November is National Adoption month. It surrounds the time of Thanksgiving, an appropriate setting to commemorate family and blessings.

November is National Adoption month. It surrounds the time of Thanksgiving, an appropriate setting to commemorate family and blessings.
If that isn’t festive enough, today is also National Adoption Day, an annual time for celebration and finalization of adoptions all across the country.
It was around this adoption-themed time more than a decade ago Terry and Kristi Monroe of McPherson were making their final preparations to adopt their first child.
Now, with their family of four, including Breana, and Meghan, a second child they adopted four years later, they can acknowledge this season of thanksgiving and look back upon the time with happiness.
“It's all a God thing,” Terry said. “We thank God for everything every day, whether it’s Thanksgiving or not.
“It is hard to imagine what life would be like without our girls. We have a very close-knit family, especially the mother and daughter connections, and we have met many wonderful people through our kids’ activities. Our girls consume most all of our time away from work during this season in our lives, and we wouldn’t have it any other way. We would have missed out on so much if we would never have ventured into adoption.”

to adoption
The adoption journey began for the Monroes in 1998.
The couple was not able to have their own children and began pursuing adoption within the United States. But when nothing was heard from the agencies, an acquaintance from Kristi’s workplace suggested the Monroes consider international adoption as she had done. The acquaintance was a missionary in Guatemala and had adopted a child from the country.
Since Terry and Kristi already had discussed adoption and gone through several home studies, the planted idea quickly took root, although this was the first time they had considered adopting internationally.
They changed directions, but this route had its own set drawbacks.
“We had to go through all this paperwork and go through all this red tape,” Kristi said. “It probably took us a month to do it.”
Often, the paperwork was incorrect and had to be redone. The majority of it was done through regular mail, which took time.
“You hurry up and fill out your papers and then you send them and you wait, you hurry up and fill out more papers and then you send them and you wait,” Terry said.
This process and stories the two had heard relating to international adoption gave them some anxiety.
“My main question when we first started was, ‘If I go through and put money out, am I going to have a child in the end?’” Kristi said.
But after the process had moved along farther, the time to pick up their child seemed to bring the most anxiety.
“The hardest part was at the end,” Kristi said. “We booked (the flight) right before Christmas, and if you don’t get them by then, you have another month you have to wait because the adoption system shuts down for the holidays. You have to figure out all their rules.”

Making it official
But the process moved forward, and after about eight and a half months from the first sheet of paperwork, the Monroes were headed to Quetzaltenango, Guatemala.
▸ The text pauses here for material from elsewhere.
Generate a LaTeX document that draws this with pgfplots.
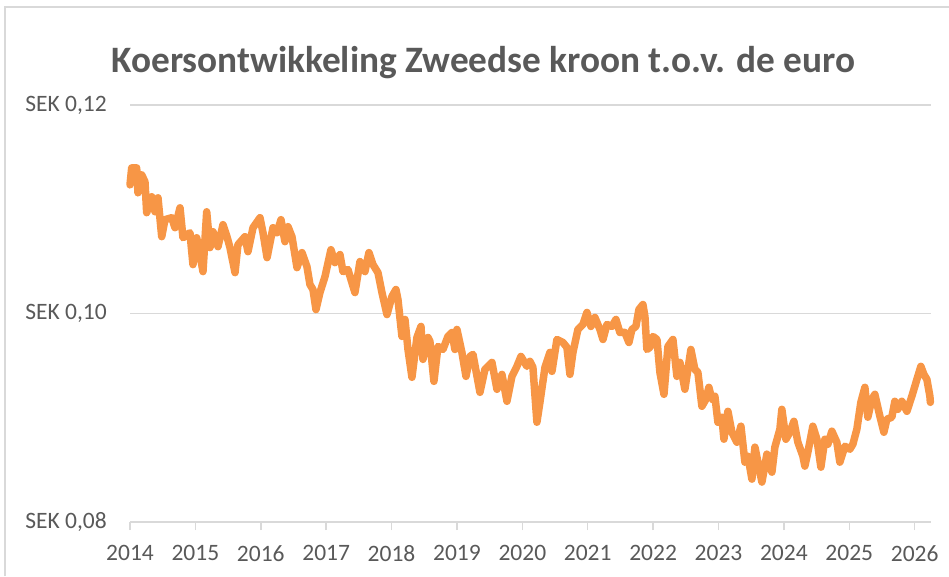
\documentclass[border=0pt]{standalone}
\usepackage{pgfplots}
\pgfplotsset{compat=1.18}
\usepackage{pgfplotstable}
\usepackage{fontspec}
\setmainfont{Carlito}
\definecolor{lineorange}{RGB}{247,150,70}
\definecolor{gridgray}{RGB}{217,217,217}
\definecolor{textgray}{RGB}{89,89,89}

\pgfplotstableread{
year value
2014.000 0.11234
2014.026 0.11397
2014.102 0.11397
2014.122 0.11158
2014.179 0.11330
2014.229 0.11263
2014.255 0.10967
2014.332 0.11120
2014.382 0.10976
2014.428 0.11110
2014.485 0.10737
2014.535 0.10900
2014.638 0.10919
2014.688 0.10823
2014.765 0.11014
2014.810 0.10727
2014.917 0.10775
2014.963 0.10469
2015.020 0.10727
2015.070 0.10565
2015.116 0.10402
2015.173 0.10976
2015.223 0.10632
2015.269 0.10785
2015.346 0.10641
2015.422 0.10852
2015.483 0.10737
2015.529 0.10632
2015.606 0.10392
2015.651 0.10660
2015.758 0.10737
2015.804 0.10593
2015.881 0.10823
2015.988 0.10919
2016.034 0.10775
2016.096 0.10536
2016.187 0.10823
2016.248 0.10775
2016.309 0.10900
2016.370 0.10689
2016.416 0.10833
2016.477 0.10737
2016.554 0.10440
2016.630 0.10584
2016.706 0.10450
2016.752 0.10278
2016.798 0.10230
2016.844 0.10038
2016.905 0.10201
2016.982 0.10354
2017.073 0.10612
2017.135 0.10488
2017.211 0.10565
2017.257 0.10402
2017.333 0.10421
2017.440 0.10201
2017.517 0.10498
2017.593 0.10402
2017.654 0.10584
2017.716 0.10469
2017.792 0.10392
2017.853 0.10201
2017.930 0.09990
2018.006 0.10163
2018.067 0.10230
2018.098 0.10134
2018.159 0.09780
2018.205 0.09943
2018.251 0.09655
2018.312 0.09388
2018.388 0.09770
2018.450 0.09876
2018.480 0.09560
2018.557 0.09770
2018.587 0.09732
2018.648 0.09349
2018.710 0.09684
2018.786 0.09655
2018.862 0.09780
2018.924 0.09818
2018.969 0.09655
2019.000 0.09847
2019.076 0.09627
2019.138 0.09397
2019.199 0.09588
2019.245 0.09608
2019.352 0.09244
2019.428 0.09464
2019.535 0.09531
2019.612 0.09273
2019.688 0.09416
2019.765 0.09158
2019.841 0.09397
2019.917 0.09493
2019.979 0.09588
2020.070 0.09493
2020.116 0.09541
2020.162 0.09483
2020.223 0.08957
2020.269 0.09148
2020.346 0.09483
2020.422 0.09627
2020.453 0.09445
2020.529 0.09751
2020.621 0.09722
2020.682 0.09675
2020.728 0.09416
2020.774 0.09627
2020.850 0.09847
2020.927 0.09895
2020.988 0.10010
2021.049 0.09876
2021.110 0.09962
2021.187 0.09847
2021.233 0.09751
2021.294 0.09895
2021.370 0.09876
2021.431 0.09943
2021.492 0.09818
2021.569 0.09818
2021.630 0.09722
2021.676 0.09847
2021.737 0.09876
2021.783 0.10038
2021.844 0.10086
2021.875 0.09971
2021.905 0.09655
2021.951 0.09675
2021.997 0.09780
2022.059 0.09751
2022.104 0.09435
2022.166 0.09225
2022.227 0.09684
2022.303 0.09751
2022.364 0.09397
2022.410 0.09531
2022.486 0.09273
2022.578 0.09655
2022.639 0.09464
2022.685 0.09435
2022.746 0.09110
2022.807 0.09177
2022.853 0.09292
2022.899 0.09177
2022.945 0.09206
2022.991 0.08957
2023.052 0.09005
2023.083 0.08794
2023.144 0.09062
2023.205 0.08861
2023.281 0.08765
2023.343 0.08919
2023.404 0.08574
2023.450 0.08631
2023.511 0.08411
2023.557 0.08718
2023.603 0.08574
2023.664 0.08383
2023.740 0.08651
2023.817 0.08478
2023.862 0.08718
2023.939 0.08890
2023.969 0.09081
2024.031 0.08794
2024.092 0.08861
2024.153 0.08966
2024.214 0.08765
2024.291 0.08631
2024.321 0.08536
2024.367 0.08670
2024.443 0.08919
2024.505 0.08794
2024.566 0.08526
2024.627 0.08794
2024.673 0.08746
2024.734 0.08871
2024.810 0.08765
2024.856 0.08574
2024.933 0.08727
2025.009 0.08698
2025.055 0.08746
2025.116 0.08890
2025.177 0.09148
2025.239 0.09292
2025.284 0.09005
2025.346 0.09177
2025.391 0.09225
2025.468 0.09014
2025.529 0.08861
2025.575 0.08986
2025.651 0.09005
2025.697 0.09158
2025.743 0.09081
2025.804 0.09158
2025.881 0.09062
2025.957 0.09206
2026.034 0.09368
2026.095 0.09493
2026.141 0.09416
2026.187 0.09368
2026.233 0.09206
2026.240 0.09148
}\sekdata

\begin{document}
\begin{tikzpicture}[x=1pt,y=1pt]
\useasboundingbox (0,0) rectangle (949,576);
\draw[gridgray, line width=1.5pt] (5,0) -- (5,569) -- (949,569);
\node[anchor=base, text=textgray, font=\fontsize{37.3}{44}\selectfont\bfseries] at (483.5,503) {Koersontwikkeling Zweedse kroon t.o.v. de euro};
\begin{axis}[
  at={(130pt,54pt)}, anchor=south west,
  scale only axis, width=801pt, height=417pt,
  xmin=2014, xmax=2026.25, ymin=0.08, ymax=0.12,
  axis line style={draw=none},
  axis x line*=bottom,
  axis y line=none,
  xtick={2014,2015,2016,2017,2018,2019,2020,2021,2022,2023,2024,2025,2026},
  xticklabels={2014,2015,2016,2017,2018,2019,2020,2021,2022,2023,2024,2025,2026},
  tick align=outside,
  major tick length=8pt,
  xtick style={draw=gridgray, line width=1.5pt},
  xticklabel style={text=textgray, font=\fontsize{23.5}{27}\selectfont, inner sep=0pt, anchor=north, yshift=-15pt},
  clip=false,
]
\draw[gridgray, line width=1.5pt] (axis cs:2014,0.12) -- (axis cs:2026.25,0.12);
\draw[gridgray, line width=1.5pt] (axis cs:2014,0.10) -- (axis cs:2026.25,0.10);
\draw[gridgray, line width=2pt] (axis cs:2014,0.08) -- (axis cs:2026.25,0.08);
\node[anchor=east, inner sep=0pt, text=textgray, font=\fontsize{23.5}{27}\selectfont] at ([xshift=-23pt]axis cs:2014,0.12) {SEK 0,12};
\node[anchor=east, inner sep=0pt, text=textgray, font=\fontsize{23.5}{27}\selectfont] at ([xshift=-23pt]axis cs:2014,0.10) {SEK 0,10};
\node[anchor=east, inner sep=0pt, text=textgray, font=\fontsize{23.5}{27}\selectfont] at ([xshift=-23pt]axis cs:2014,0.08) {SEK 0,08};
\addplot[lineorange, line width=7.5pt, line join=round, line cap=round] table[x=year,y=value] {\sekdata};
\end{axis}
\end{tikzpicture}
\end{document}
They had never been to the country before and had only seen pictures of their soon-to-be daughter.
Kristi said they were nervous and excited.
“You are nervous when you go into a country and don't know the language,” she said.
After landing in Guatemala City, they journeyed three hours down curvy, windy roads to arrive at the orphanage, which has since changed locations.
On Dec. 12, 1999, the Monroes had their new daughter, Breana, who was 10 and a half months old.
“It was good,” Kristi said of their first meeting. “She had lots of caregivers. It didn’t take her very long to get used to us.”
It was four years later when they adopted their second daughter, Meghan, from the same orphanage. This time, their daughter was brought to the United States, and on Dec. 24, 2003, eight-and-a-half-month-old Meghan was the newest and latest edition to the Monroe family.
“It is an emotional roller coaster ride,” Terry said.
Since that time, the Monroe family has been to two Agency Adoption reunions in Wichita. The individuals who ran the adoption agency were originally from Wichita, and all individuals from the United States who had adopted children from Guatemala were invited to meet.

Guatemalan block
The number of families adopting children from Guatemala has significantly decreased recently. That is because, according to the U.S. Department of State Bureau of Consular Affairs, the Guatemalan National Council on Adoption announced in 2008 that they will no longer accept any new adoption cases at this time.
In 1999, the year Breana was adopted, there were 1,002 adoptions from Guatemala to the United States. That number increased almost every year and reached a peak of 4,726 in 2007.
However, in only two years, the number plummeted to 754 and by 2010 was a mere 50. Now, no adoptions are being processed out of Guatemala.
According to CNA, the halt is to enable them to work on establishing guidelines to use in accrediting adoption agencies and to focus on completing transition cases.
Breana and Meghan
Breana, now 12, is a seventh-grader at McPherson Middle School. She plays piano, guitar, but her real passions are in basketball and tennis.
“I like to be active and play sports,” she said.
Meghan, now 8, is a third-grader at Eisenhower Elementary School. She plays piano and tennis and enjoys dancing, where she has made many friends.
“We’re kind of a little closer now,” she said of those she has made.

For families considering adoption, the Monroes offer some suggestions.
“It's a good thing,” Kristi said. “I’d prepare them for the rollercoaster ride because it’s not easy. It’s a lot of paperwork and a lot of emotions, but it’s worth it all in the end.”